It is required that the lines from the top of the listing through the line with "plt.rcParams['mathtext.it'] = 'Liberation" be reproduced exactly, excluding pictures.

— BEGIN —

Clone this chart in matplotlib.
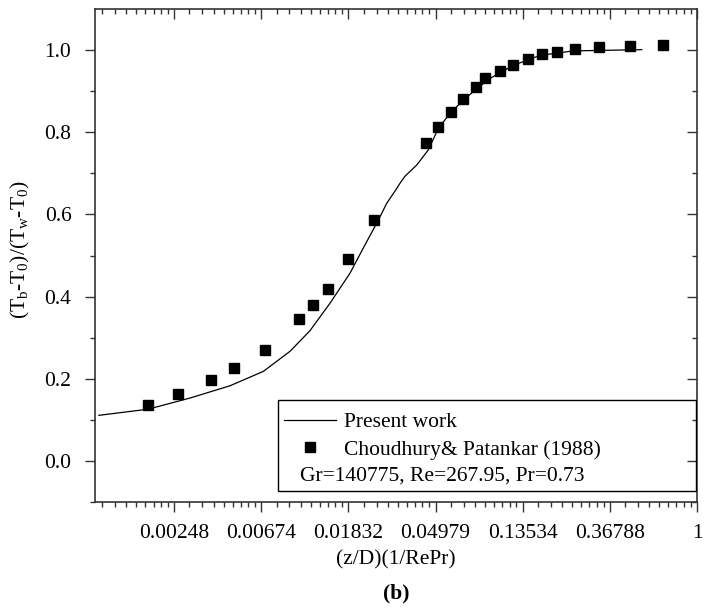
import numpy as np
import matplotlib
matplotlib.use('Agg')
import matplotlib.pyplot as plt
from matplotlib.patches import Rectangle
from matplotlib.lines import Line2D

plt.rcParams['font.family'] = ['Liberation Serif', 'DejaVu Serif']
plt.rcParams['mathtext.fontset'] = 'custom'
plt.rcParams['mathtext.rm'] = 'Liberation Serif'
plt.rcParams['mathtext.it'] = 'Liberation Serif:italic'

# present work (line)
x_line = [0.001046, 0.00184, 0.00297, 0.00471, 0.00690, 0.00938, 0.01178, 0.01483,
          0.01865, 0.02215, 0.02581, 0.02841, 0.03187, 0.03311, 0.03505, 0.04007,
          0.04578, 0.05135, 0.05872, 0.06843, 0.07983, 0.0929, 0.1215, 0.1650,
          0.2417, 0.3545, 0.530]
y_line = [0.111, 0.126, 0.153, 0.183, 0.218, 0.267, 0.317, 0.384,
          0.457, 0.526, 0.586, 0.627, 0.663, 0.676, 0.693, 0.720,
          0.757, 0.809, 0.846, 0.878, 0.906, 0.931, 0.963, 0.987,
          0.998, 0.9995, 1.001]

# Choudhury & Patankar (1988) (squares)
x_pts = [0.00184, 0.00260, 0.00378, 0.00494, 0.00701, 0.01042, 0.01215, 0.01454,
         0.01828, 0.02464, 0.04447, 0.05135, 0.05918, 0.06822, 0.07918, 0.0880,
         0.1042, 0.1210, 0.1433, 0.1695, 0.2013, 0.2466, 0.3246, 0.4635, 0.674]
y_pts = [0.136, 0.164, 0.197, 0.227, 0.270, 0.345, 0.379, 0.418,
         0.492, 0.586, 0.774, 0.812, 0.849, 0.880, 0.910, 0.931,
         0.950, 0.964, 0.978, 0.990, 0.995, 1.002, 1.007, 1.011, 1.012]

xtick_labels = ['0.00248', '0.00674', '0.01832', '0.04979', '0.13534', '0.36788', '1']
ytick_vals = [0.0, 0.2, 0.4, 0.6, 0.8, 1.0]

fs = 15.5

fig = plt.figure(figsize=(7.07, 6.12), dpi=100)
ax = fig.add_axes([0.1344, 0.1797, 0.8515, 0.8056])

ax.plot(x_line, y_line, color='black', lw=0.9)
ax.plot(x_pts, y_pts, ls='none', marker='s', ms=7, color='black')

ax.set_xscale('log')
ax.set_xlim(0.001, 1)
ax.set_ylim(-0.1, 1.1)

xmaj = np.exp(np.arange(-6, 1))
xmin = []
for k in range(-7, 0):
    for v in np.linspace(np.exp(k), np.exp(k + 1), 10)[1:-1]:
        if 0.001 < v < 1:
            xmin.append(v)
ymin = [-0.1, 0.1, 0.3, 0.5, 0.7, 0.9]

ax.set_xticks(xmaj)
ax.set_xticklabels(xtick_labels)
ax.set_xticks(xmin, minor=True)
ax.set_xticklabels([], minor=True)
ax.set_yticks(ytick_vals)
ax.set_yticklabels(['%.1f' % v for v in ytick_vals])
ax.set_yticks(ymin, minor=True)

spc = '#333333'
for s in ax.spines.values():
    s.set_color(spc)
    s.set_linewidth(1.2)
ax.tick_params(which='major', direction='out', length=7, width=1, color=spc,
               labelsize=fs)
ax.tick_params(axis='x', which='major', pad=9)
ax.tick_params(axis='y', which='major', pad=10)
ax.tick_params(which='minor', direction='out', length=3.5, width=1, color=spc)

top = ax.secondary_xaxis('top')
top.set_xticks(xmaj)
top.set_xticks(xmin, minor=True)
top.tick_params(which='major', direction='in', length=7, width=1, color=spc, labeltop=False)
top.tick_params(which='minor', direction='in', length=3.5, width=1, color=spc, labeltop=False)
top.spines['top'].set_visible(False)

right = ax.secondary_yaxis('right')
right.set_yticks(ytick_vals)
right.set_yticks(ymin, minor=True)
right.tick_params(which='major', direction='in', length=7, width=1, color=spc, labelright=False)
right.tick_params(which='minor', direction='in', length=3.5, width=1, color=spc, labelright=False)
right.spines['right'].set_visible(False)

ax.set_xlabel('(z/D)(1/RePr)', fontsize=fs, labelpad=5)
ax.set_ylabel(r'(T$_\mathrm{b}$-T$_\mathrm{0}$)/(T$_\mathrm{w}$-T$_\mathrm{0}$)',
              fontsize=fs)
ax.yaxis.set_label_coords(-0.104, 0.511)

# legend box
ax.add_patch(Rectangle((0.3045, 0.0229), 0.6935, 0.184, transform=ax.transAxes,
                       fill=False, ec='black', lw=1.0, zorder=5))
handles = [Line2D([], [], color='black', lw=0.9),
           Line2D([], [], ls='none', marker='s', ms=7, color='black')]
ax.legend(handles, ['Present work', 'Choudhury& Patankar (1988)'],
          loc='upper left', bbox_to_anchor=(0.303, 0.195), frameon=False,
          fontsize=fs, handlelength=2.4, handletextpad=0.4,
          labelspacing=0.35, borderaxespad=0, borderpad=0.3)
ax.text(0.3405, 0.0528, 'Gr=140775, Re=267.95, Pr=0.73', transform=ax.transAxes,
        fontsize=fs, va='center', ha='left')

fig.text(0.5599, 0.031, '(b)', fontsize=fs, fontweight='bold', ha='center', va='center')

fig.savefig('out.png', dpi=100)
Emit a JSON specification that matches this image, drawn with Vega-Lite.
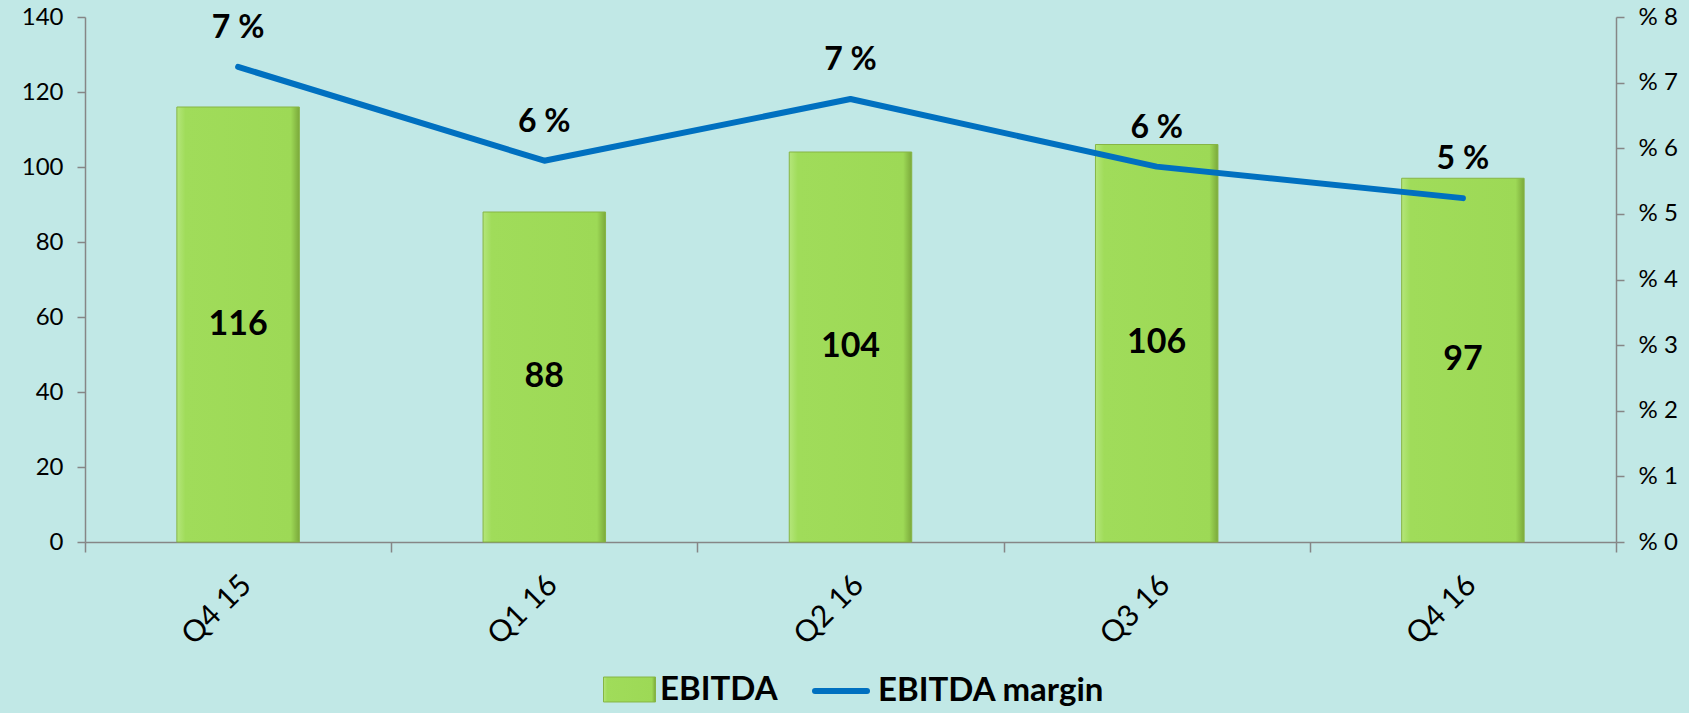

— END —

- SOLUTION TO THIS PROBLEM -
Clone this chart in matplotlib.
import numpy as np
import matplotlib
matplotlib.use('Agg')
import matplotlib.pyplot as plt
from matplotlib.patches import Rectangle
from matplotlib.lines import Line2D

plt.rcParams['font.family'] = ['Liberation Serif', 'DejaVu Serif']
plt.rcParams['mathtext.fontset'] = 'custom'
plt.rcParams['mathtext.rm'] = 'Liberation Serif'
plt.rcParams['mathtext.it'] = 'Liberation Serif:italic'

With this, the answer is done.